Zhouʼs biggest concern is how regulators will respond to the growth of the sharing economy. “To me, the biggest challenge is how to guide interested parties in this industry to have a clearer understanding of the industry reform trend and the value of such reforms to policymakers, industry competitors and the public. We are trying to show to the public the blueprint for a better world through our actions.”
The regulatory environment will need to be eased to achieve that goal. Policies— such as the ban on hailing private cars in the ridesharing space, albeit on safety grounds—choke off a large base of people willing to provide services. But given that take-up and understanding of the sharing economy model remains in its early stages, it is unsurprising that government agencies have not yet updated or implemented corresponding regulatory policies.
“The government needs to be more open to the sharing economy,” says Cao. “Of course, there are some certain boundaries that you need to set. But you need to leave room for the sharing economy because itʼs good for society.
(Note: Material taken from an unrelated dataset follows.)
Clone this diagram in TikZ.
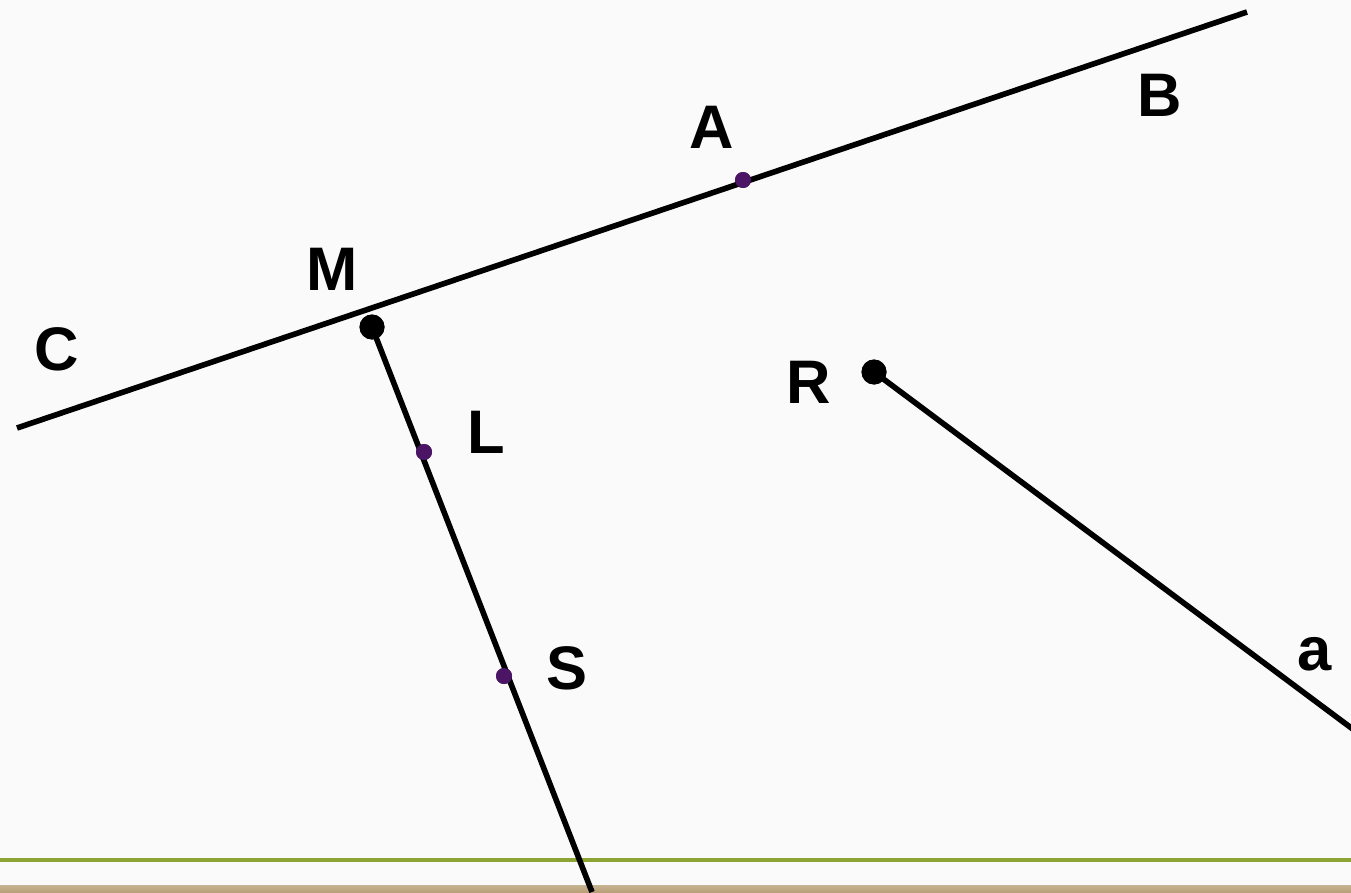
\documentclass[tikz,border=0pt]{standalone}
\usepackage{fontspec}
\setmainfont{Liberation Sans}
\usepackage{tikz}
\usetikzlibrary{positioning,calc}
\definecolor{ptpurple}{RGB}{75, 20,100}
\definecolor{rulegreen}{RGB}{140,165, 50}
\definecolor{bandtan}  {RGB}{185,160,120}
\definecolor{paper}    {RGB}{250,250,250}
\tikzset{
  ln/.style={line width=3.2pt,black},
  bigdot/.style={circle,fill=black,inner sep=0pt,minimum size=0.5cm},
  smalldot/.style={circle,fill=ptpurple,inner sep=0pt,minimum size=0.32cm},
  lab/.style={font=\fontsize{35}{35}\selectfont\bfseries,inner sep=0pt},
}

\begin{document}
\begin{tikzpicture}[x=0.02cm,y=-0.02cm]
  % page
  \fill[paper] (0,0) rectangle (1351,892);
  \useasboundingbox (0,0) rectangle (1351,892);
  \fill[rulegreen] (0,857.5) rectangle (1351,861.5);
  \shade[top color=bandtan!80,bottom color=bandtan] (0,885) rectangle (1351,892);

  % line ends
  \coordinate (Cend) at (17,428);
  \coordinate (Bend) at (1247,12);
  \coordinate (Send) at (592,892);
  \coordinate (aend) at (1358,733);

  % points
  \node[bigdot](M) at (372,327) {};
  \node[bigdot](R) at (874,372) {};
  \node[smalldot](A) at (743,180) {};
  \node[smalldot](L) at (424,452) {};
  \node[smalldot](S) at (504,676) {};

  \draw[ln](Cend) -- (Bend);
  \draw[ln](M.center) -- (Send);
  \draw[ln](R.center) -- (aend);
  \node[bigdot] at (M) {};
  \node[bigdot] at (R) {};
  \node[smalldot] at (A) {};
  \node[smalldot] at (L) {};
  \node[smalldot] at (S) {};

  % labels
  \node[lab](labA) at (712,127) {A};
  \node[lab](labB) at (1160,95)  {B};
  \node[lab](labM) at (332,269) {M};
  \node[lab](labC) at (57,349)  {C};
  \node[lab](labL) at (486,432) {L};
  \node[lab](labR) at (809,382) {R};
  \node[lab](labS) at (567,668) {S};
  \node[lab](laba) at (1315,654) {a};
\end{tikzpicture}
\end{document}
Itʼs good for people, and the government is not working for companies, itʼs working for people.”
Nevertheless, Cao says it would also augur well for companies to adopt a strategy of starting the conversation and initiating discussion around a best-practice model for regulation—rather than wait until potential disruption to traditional businesses panics officials into action.
Then, peer-to-peer businesses will need to see if they ultimately make sense in China. Taxis are already generally prevalent enough in urban areas and also cheap.
Some are sure to win. Tan believes that an emerging participatory culture and looming resource limitations will over time see peer-to-peer sharing become a driving force for a new breed of industry. Cao is also optimistic and predicts China will eventually have its homegrown giants to rival the likes of Airbnb and Uber.
“If we look out to five yearsʼ time, I can imagine that some of the companies will have grown to a similar size of Uber,” she says. “If the regulatory framework could be changed or adapted, these companies will expand in a very popular way.”